#### Task instructions
Your task is to give the listing below back word for word, pictures excluded.
● ● ● ● ● ● ●
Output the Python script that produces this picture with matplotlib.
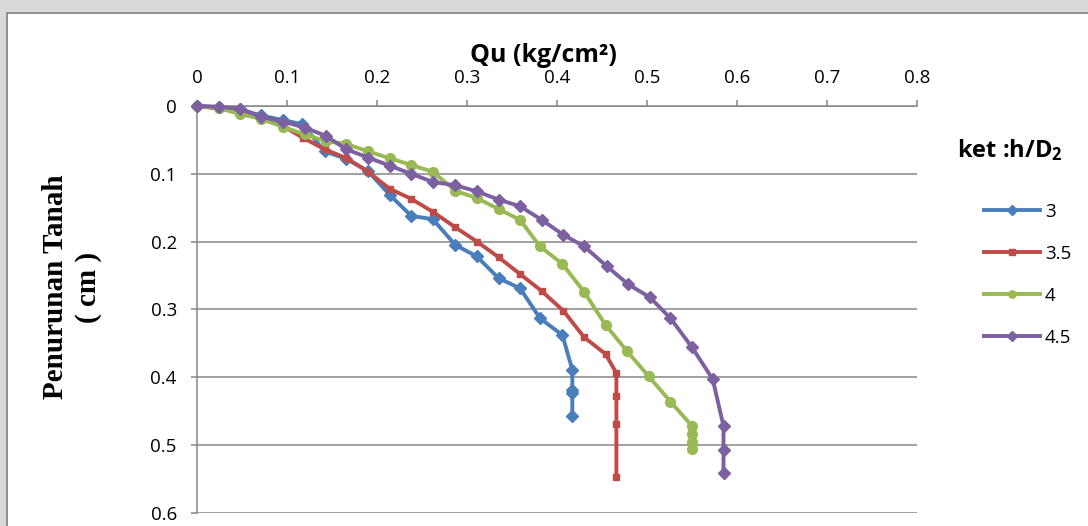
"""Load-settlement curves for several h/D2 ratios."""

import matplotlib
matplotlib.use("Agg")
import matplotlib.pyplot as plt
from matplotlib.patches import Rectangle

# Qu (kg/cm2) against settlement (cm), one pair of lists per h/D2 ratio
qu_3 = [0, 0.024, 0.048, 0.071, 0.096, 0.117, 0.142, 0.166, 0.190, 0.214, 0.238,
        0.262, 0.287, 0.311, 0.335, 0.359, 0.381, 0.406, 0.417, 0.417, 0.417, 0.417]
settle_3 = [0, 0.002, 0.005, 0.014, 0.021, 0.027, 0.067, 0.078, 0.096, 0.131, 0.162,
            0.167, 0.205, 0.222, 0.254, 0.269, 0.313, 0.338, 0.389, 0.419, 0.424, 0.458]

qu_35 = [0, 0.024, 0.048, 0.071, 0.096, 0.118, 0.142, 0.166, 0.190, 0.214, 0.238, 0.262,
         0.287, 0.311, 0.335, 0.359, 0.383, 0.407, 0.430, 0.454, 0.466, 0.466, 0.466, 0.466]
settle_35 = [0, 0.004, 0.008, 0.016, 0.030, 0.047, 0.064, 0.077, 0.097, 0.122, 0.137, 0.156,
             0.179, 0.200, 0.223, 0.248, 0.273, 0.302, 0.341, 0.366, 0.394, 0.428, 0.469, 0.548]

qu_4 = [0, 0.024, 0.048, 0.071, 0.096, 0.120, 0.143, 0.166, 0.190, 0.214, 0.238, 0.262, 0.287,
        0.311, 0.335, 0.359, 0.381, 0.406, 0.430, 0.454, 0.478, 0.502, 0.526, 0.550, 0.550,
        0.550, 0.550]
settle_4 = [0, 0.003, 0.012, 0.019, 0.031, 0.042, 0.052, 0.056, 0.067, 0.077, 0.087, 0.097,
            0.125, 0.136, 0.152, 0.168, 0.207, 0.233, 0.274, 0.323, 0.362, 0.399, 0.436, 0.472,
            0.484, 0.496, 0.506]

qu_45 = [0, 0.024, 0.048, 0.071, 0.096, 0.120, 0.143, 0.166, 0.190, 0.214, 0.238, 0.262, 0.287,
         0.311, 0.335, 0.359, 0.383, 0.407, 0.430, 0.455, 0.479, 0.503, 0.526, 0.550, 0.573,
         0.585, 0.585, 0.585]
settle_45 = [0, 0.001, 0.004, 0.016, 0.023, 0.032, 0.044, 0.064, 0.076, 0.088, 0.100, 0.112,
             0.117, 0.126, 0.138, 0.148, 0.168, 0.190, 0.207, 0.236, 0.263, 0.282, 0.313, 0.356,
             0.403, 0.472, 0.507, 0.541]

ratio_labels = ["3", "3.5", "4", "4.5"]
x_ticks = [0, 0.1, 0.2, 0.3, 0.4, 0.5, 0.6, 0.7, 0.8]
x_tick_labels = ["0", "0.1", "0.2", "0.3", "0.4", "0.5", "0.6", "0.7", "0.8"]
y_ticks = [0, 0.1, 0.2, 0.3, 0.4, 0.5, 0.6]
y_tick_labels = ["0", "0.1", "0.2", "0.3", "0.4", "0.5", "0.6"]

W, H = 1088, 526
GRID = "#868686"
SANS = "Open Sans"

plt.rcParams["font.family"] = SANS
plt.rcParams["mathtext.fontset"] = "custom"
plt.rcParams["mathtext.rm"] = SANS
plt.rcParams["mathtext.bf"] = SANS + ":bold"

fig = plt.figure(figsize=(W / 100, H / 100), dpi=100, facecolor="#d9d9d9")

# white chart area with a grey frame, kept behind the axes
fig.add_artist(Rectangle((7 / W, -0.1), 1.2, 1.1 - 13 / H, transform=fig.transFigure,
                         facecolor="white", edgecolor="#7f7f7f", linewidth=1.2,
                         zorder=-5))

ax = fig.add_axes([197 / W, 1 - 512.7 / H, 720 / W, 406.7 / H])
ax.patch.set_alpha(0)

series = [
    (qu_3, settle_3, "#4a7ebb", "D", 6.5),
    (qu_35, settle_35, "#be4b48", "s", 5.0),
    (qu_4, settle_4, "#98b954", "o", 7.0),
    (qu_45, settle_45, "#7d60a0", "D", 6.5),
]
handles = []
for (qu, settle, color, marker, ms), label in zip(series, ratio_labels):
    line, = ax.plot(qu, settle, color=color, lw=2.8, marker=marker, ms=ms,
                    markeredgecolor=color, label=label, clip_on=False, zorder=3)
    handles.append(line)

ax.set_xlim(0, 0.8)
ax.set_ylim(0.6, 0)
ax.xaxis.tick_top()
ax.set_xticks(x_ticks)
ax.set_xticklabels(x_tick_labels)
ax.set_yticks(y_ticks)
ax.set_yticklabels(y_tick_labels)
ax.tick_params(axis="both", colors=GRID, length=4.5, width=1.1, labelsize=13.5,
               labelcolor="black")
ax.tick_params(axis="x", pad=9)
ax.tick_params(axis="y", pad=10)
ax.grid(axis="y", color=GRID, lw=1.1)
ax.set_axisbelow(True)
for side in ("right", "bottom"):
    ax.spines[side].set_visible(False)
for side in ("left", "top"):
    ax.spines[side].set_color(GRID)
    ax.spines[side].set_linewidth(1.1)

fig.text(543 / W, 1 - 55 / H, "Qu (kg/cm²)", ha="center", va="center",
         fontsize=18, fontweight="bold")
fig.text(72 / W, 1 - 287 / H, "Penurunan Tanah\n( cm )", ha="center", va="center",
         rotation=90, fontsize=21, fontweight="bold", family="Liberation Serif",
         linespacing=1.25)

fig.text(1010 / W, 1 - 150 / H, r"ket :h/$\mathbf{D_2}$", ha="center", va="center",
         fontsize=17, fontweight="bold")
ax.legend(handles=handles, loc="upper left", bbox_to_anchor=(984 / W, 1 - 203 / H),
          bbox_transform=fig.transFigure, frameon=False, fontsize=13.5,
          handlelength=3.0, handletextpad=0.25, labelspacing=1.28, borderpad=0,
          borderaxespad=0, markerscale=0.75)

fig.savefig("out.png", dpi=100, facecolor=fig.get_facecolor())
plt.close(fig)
● ● ● ● ● ● ●
#### Solution to this problem
Output the Python script that produces this picture with matplotlib.
"""Load-settlement curves for several h/D2 ratios."""

import matplotlib
matplotlib.use("Agg")
import matplotlib.pyplot as plt
from matplotlib.patches import Rectangle

# Qu (kg/cm2) against settlement (cm), one pair of lists per h/D2 ratio
qu_3 = [0, 0.024, 0.048, 0.071, 0.096, 0.117, 0.142, 0.166, 0.190, 0.214, 0.238,
        0.262, 0.287, 0.311, 0.335, 0.359, 0.381, 0.406, 0.417, 0.417, 0.417, 0.417]
settle_3 = [0, 0.002, 0.005, 0.014, 0.021, 0.027, 0.067, 0.078, 0.096, 0.131, 0.162,
            0.167, 0.205, 0.222, 0.254, 0.269, 0.313, 0.338, 0.389, 0.419, 0.424, 0.458]

qu_35 = [0, 0.024, 0.048, 0.071, 0.096, 0.118, 0.142, 0.166, 0.190, 0.214, 0.238, 0.262,
         0.287, 0.311, 0.335, 0.359, 0.383, 0.407, 0.430, 0.454, 0.466, 0.466, 0.466, 0.466]
settle_35 = [0, 0.004, 0.008, 0.016, 0.030, 0.047, 0.064, 0.077, 0.097, 0.122, 0.137, 0.156,
             0.179, 0.200, 0.223, 0.248, 0.273, 0.302, 0.341, 0.366, 0.394, 0.428, 0.469, 0.548]

qu_4 = [0, 0.024, 0.048, 0.071, 0.096, 0.120, 0.143, 0.166, 0.190, 0.214, 0.238, 0.262, 0.287,
        0.311, 0.335, 0.359, 0.381, 0.406, 0.430, 0.454, 0.478, 0.502, 0.526, 0.550, 0.550,
        0.550, 0.550]
settle_4 = [0, 0.003, 0.012, 0.019, 0.031, 0.042, 0.052, 0.056, 0.067, 0.077, 0.087, 0.097,
            0.125, 0.136, 0.152, 0.168, 0.207, 0.233, 0.274, 0.323, 0.362, 0.399, 0.436, 0.472,
            0.484, 0.496, 0.506]

qu_45 = [0, 0.024, 0.048, 0.071, 0.096, 0.120, 0.143, 0.166, 0.190, 0.214, 0.238, 0.262, 0.287,
         0.311, 0.335, 0.359, 0.383, 0.407, 0.430, 0.455, 0.479, 0.503, 0.526, 0.550, 0.573,
         0.585, 0.585, 0.585]
settle_45 = [0, 0.001, 0.004, 0.016, 0.023, 0.032, 0.044, 0.064, 0.076, 0.088, 0.100, 0.112,
             0.117, 0.126, 0.138, 0.148, 0.168, 0.190, 0.207, 0.236, 0.263, 0.282, 0.313, 0.356,
             0.403, 0.472, 0.507, 0.541]

ratio_labels = ["3", "3.5", "4", "4.5"]
x_ticks = [0, 0.1, 0.2, 0.3, 0.4, 0.5, 0.6, 0.7, 0.8]
x_tick_labels = ["0", "0.1", "0.2", "0.3", "0.4", "0.5", "0.6", "0.7", "0.8"]
y_ticks = [0, 0.1, 0.2, 0.3, 0.4, 0.5, 0.6]
y_tick_labels = ["0", "0.1", "0.2", "0.3", "0.4", "0.5", "0.6"]

W, H = 1088, 526
GRID = "#868686"
SANS = "Open Sans"

plt.rcParams["font.family"] = SANS
plt.rcParams["mathtext.fontset"] = "custom"
plt.rcParams["mathtext.rm"] = SANS
plt.rcParams["mathtext.bf"] = SANS + ":bold"

fig = plt.figure(figsize=(W / 100, H / 100), dpi=100, facecolor="#d9d9d9")

# white chart area with a grey frame, kept behind the axes
fig.add_artist(Rectangle((7 / W, -0.1), 1.2, 1.1 - 13 / H, transform=fig.transFigure,
                         facecolor="white", edgecolor="#7f7f7f", linewidth=1.2,
                         zorder=-5))

ax = fig.add_axes([197 / W, 1 - 512.7 / H, 720 / W, 406.7 / H])
ax.patch.set_alpha(0)

series = [
    (qu_3, settle_3, "#4a7ebb", "D", 6.5),
    (qu_35, settle_35, "#be4b48", "s", 5.0),
    (qu_4, settle_4, "#98b954", "o", 7.0),
    (qu_45, settle_45, "#7d60a0", "D", 6.5),
]
handles = []
for (qu, settle, color, marker, ms), label in zip(series, ratio_labels):
    line, = ax.plot(qu, settle, color=color, lw=2.8, marker=marker, ms=ms,
                    markeredgecolor=color, label=label, clip_on=False, zorder=3)
    handles.append(line)

ax.set_xlim(0, 0.8)
ax.set_ylim(0.6, 0)
ax.xaxis.tick_top()
ax.set_xticks(x_ticks)
ax.set_xticklabels(x_tick_labels)
ax.set_yticks(y_ticks)
ax.set_yticklabels(y_tick_labels)
ax.tick_params(axis="both", colors=GRID, length=4.5, width=1.1, labelsize=13.5,
               labelcolor="black")
ax.tick_params(axis="x", pad=9)
ax.tick_params(axis="y", pad=10)
ax.grid(axis="y", color=GRID, lw=1.1)
ax.set_axisbelow(True)
for side in ("right", "bottom"):
    ax.spines[side].set_visible(False)
for side in ("left", "top"):
    ax.spines[side].set_color(GRID)
    ax.spines[side].set_linewidth(1.1)

fig.text(543 / W, 1 - 55 / H, "Qu (kg/cm²)", ha="center", va="center",
         fontsize=18, fontweight="bold")
fig.text(72 / W, 1 - 287 / H, "Penurunan Tanah\n( cm )", ha="center", va="center",
         rotation=90, fontsize=21, fontweight="bold", family="Liberation Serif",
         linespacing=1.25)

fig.text(1010 / W, 1 - 150 / H, r"ket :h/$\mathbf{D_2}$", ha="center", va="center",
         fontsize=17, fontweight="bold")
ax.legend(handles=handles, loc="upper left", bbox_to_anchor=(984 / W, 1 - 203 / H),
          bbox_transform=fig.transFigure, frameon=False, fontsize=13.5,
          handlelength=3.0, handletextpad=0.25, labelspacing=1.28, borderpad=0,
          borderaxespad=0, markerscale=0.75)

fig.savefig("out.png", dpi=100, facecolor=fig.get_facecolor())
plt.close(fig)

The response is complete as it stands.